Cabling requires close attention, especially for new installations. Incorrect cabling impacts important activities in the following areas:
- Failed out-of-band (OOB) connectivity prevents the Metacloud Support team from administering your cloud environment during the build process. It can also be an issue when the cloud is in production. The OOB connection serves as a backup if Support's primarily administrative link is unavailable and allows Support to troubleshoot hardware-related issues.
- Failed connectivity between between Metacloud Control Planes (MCPs) and switches blocks availability of Metacloud services.
- Lack of redundancy can result in disruption of network activity if a router or switch fails. The Cisco Metacloud Controller Bundle includes two Aggregation Services Routers (ASRs) and two switches for redundancy. Each MCP includes two network interface cards (NICs). Proper redundant cabling connects one NIC on each MCP to each ASR.
To verify that your cabling is correct, refer to the cabling guidelines and diagrams in the Metacloud Controller Installation Guide. To verify connectivity for Compute services, see the section of the guide titled Cabling Compute Servers to the Nexus 9396 Switches. It includes a table that maps ports on the switch to specific Compute server nodes.
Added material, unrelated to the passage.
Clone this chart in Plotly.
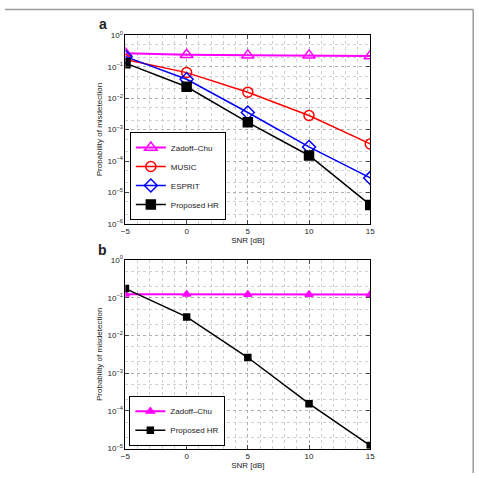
import plotly.graph_objects as go

snr = [-5, 0, 5, 10, 15]

# Panel a
zc_a = [0.27, 0.24, 0.23, 0.23, 0.22]
music_a = [0.17, 0.065, 0.0155, 0.0028, 0.00035]
esprit_a = [0.21, 0.040, 0.0035, 0.00028, 0.000029]
prop_a = [0.13, 0.023, 0.0017, 0.00015, 0.000004]

# Panel b
zc_b = [0.123, 0.123, 0.122, 0.122, 0.122]
prop_b = [0.175, 0.031, 0.0026, 0.000155, 0.000012]

x_ticks = [-5, 0, 5, 10, 15]
ya_exps = [0, -1, -2, -3, -4, -5, -6]
yb_exps = [0, -1, -2, -3, -4, -5]

W, H = 479, 478
FONT = "Liberation Sans, Arial, sans-serif"

def px_x(p):
    return p / W

def px_y(p):
    return 1 - p / H

fig = go.Figure()

def add(x, y, name, color, symbol, size, xa, ya, legend, lw=1.5, mlw=1.5):
    fig.add_trace(go.Scatter(
        x=x, y=y, name=name, mode="lines+markers",
        line=dict(color=color, width=lw),
        marker=dict(symbol=symbol, size=size, color=color,
                    line=dict(color=color, width=mlw)),
        xaxis=xa, yaxis=ya, legend=legend))

add(snr, zc_a, "Zadoff\u2013Chu", "#ff00ff", "triangle-up-open", 11, "x", "y", "legend", lw=2)
add(snr, music_a, "MUSIC", "#ff0000", "circle-open", 10, "x", "y", "legend")
add(snr, esprit_a, "ESPRIT", "#0000ff", "diamond-open", 10, "x", "y", "legend")
add(snr, prop_a, "Proposed HR", "#000000", "square", 9, "x", "y", "legend")

add(snr, zc_b, "Zadoff\u2013Chu", "#ff00ff", "triangle-up", 7, "x2", "y2", "legend2", lw=2)
add(snr, prop_b, "Proposed HR", "#000000", "square", 6, "x2", "y2", "legend2")

xdom = [px_x(123), px_x(373)]
common_x = dict(
    range=[-5, 15], tickvals=x_ticks, ticks="inside", ticklen=4,
    showline=True, linecolor="black", linewidth=1, mirror="ticks",
    showgrid=True, gridcolor="#b0b0b0", griddash="dot", gridwidth=1,
    zeroline=False, tickfont=dict(size=8, family=FONT, color="#222"),
    minor=dict(dtick=1, showgrid=True, gridcolor="#d0d0d0", griddash="dot", ticks=""),
    title=dict(text="SNR [dB]", font=dict(size=8, family=FONT, color="#222"), standoff=0),
    domain=xdom,
)

def ycfg(exps, dom):
    return dict(
        type="log", range=[min(exps), max(exps)],
        tickvals=[10 ** e for e in exps],
        ticktext=["10<sup>%s</sup>" % (str(e).replace("-", "\u2212")) for e in exps],
        ticks="inside", ticklen=4,
        showline=True, linecolor="black", linewidth=1, mirror="ticks",
        showgrid=True, gridcolor="#b0b0b0", griddash="dot", gridwidth=1,
        zeroline=False, tickfont=dict(size=8, family=FONT, color="#222"),
        minor=dict(showgrid=True, gridcolor="#d0d0d0", griddash="dot", ticks=""),
        title=dict(text="Probability of misdetection", font=dict(size=8, family=FONT, color="#222"), standoff=3),
        domain=dom,
    )

fig.update_layout(
    width=W, height=H, margin=dict(l=0, r=0, t=0, b=0),
    paper_bgcolor="white", plot_bgcolor="white",
    font=dict(family=FONT, size=8, color="#222"),
    xaxis=dict(common_x, anchor="y"),
    yaxis=ycfg(ya_exps, [px_y(223), px_y(30)]) | dict(anchor="x"),
    xaxis2=dict(common_x, anchor="y2"),
    yaxis2=ycfg(yb_exps, [px_y(453), px_y(260)]) | dict(anchor="x2"),
    legend=dict(x=px_x(127.5), y=px_y(219), xanchor="left", yanchor="bottom",
                bordercolor="black", borderwidth=1, bgcolor="white",
                font=dict(size=8, family=FONT, color="#222"), tracegroupgap=0,
                itemwidth=30),
    legend2=dict(x=px_x(127), y=px_y(450), xanchor="left", yanchor="bottom",
                 bordercolor="black", borderwidth=1, bgcolor="white",
                 font=dict(size=8, family=FONT, color="#222"), tracegroupgap=0,
                 itemwidth=30),
    showlegend=True,
)

fig.add_annotation(x=px_x(100), y=px_y(18), xref="paper", yref="paper",
                   xanchor="center", yanchor="middle",
                   text="<b>a</b>", showarrow=False, font=dict(size=14, family=FONT, color="#222"))
fig.add_annotation(x=px_x(100), y=px_y(250), xref="paper", yref="paper",
                   xanchor="center", yanchor="middle",
                   text="<b>b</b>", showarrow=False, font=dict(size=14, family=FONT, color="#222"))

# gray outer frame (top and right edges)
fig.add_shape(type="line", xref="paper", yref="paper", x0=0, x1=px_x(478.5),
              y0=px_y(3.5), y1=px_y(3.5), line=dict(color="#9a9a9a", width=1.5))
fig.add_shape(type="line", xref="paper", yref="paper", x0=px_x(478.2), x1=px_x(478.2),
              y0=px_y(3.5), y1=0, line=dict(color="#9a9a9a", width=1.5))

fig.write_html("out.html")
Certain ports must be open in your access control list (ACL) to allow connectivity between your network and your cloud. Their unavailability will prevent the Support team from performing a number of critical administrative and maintenance activities for your cloud, including the following:
- Testing for network connectivity
- Downloading and installing software
- Monitoring your cloud for issues
- Running backups
To verify that all necessary ports are open, see the section titled Open Network Ports in the Metacloud Controller Installation Guide for a list of ports and their functions.
Virtual LANs (VLANs)
If you encounter problems when adding new VLANs within your organization's control, it is important to know how to properly identify and connect them to avoid usage conflicts, as in the following examples:
- The ASRs must be connected to an external network. This network provides a link between your Metacloud Availability Zone (AZ) and the rest of the domain. You must provide to the Metacloud team the ID for the VLAN that is assigned to the external network. The Metacloud default ID is 99, but verify the number with your Metacloud or network administrator. See the Metacloud Controller Installation Guide a list of default VLAN IDs.
- To add an infrastructure network for purposes such as storage or backup, you must connect it directly to a Nexus 9396 switch, starting with port 41, to separate it from an external network.
Hardware Failure or Overload
You can't predict the failure of a hardware device within your organization's control; however, being aware of the failure as soon as possible enables you to take corrective action quickly to lessen disruption of your business operations. Such an event will trigger an alert to the Metacloud Support team, who will notify you. See Responding to Resource Issues.
You can anticipate when MCPs are nearing usage capacity by downloading usage reports or viewing metrics and Live Stats in your Dashboard.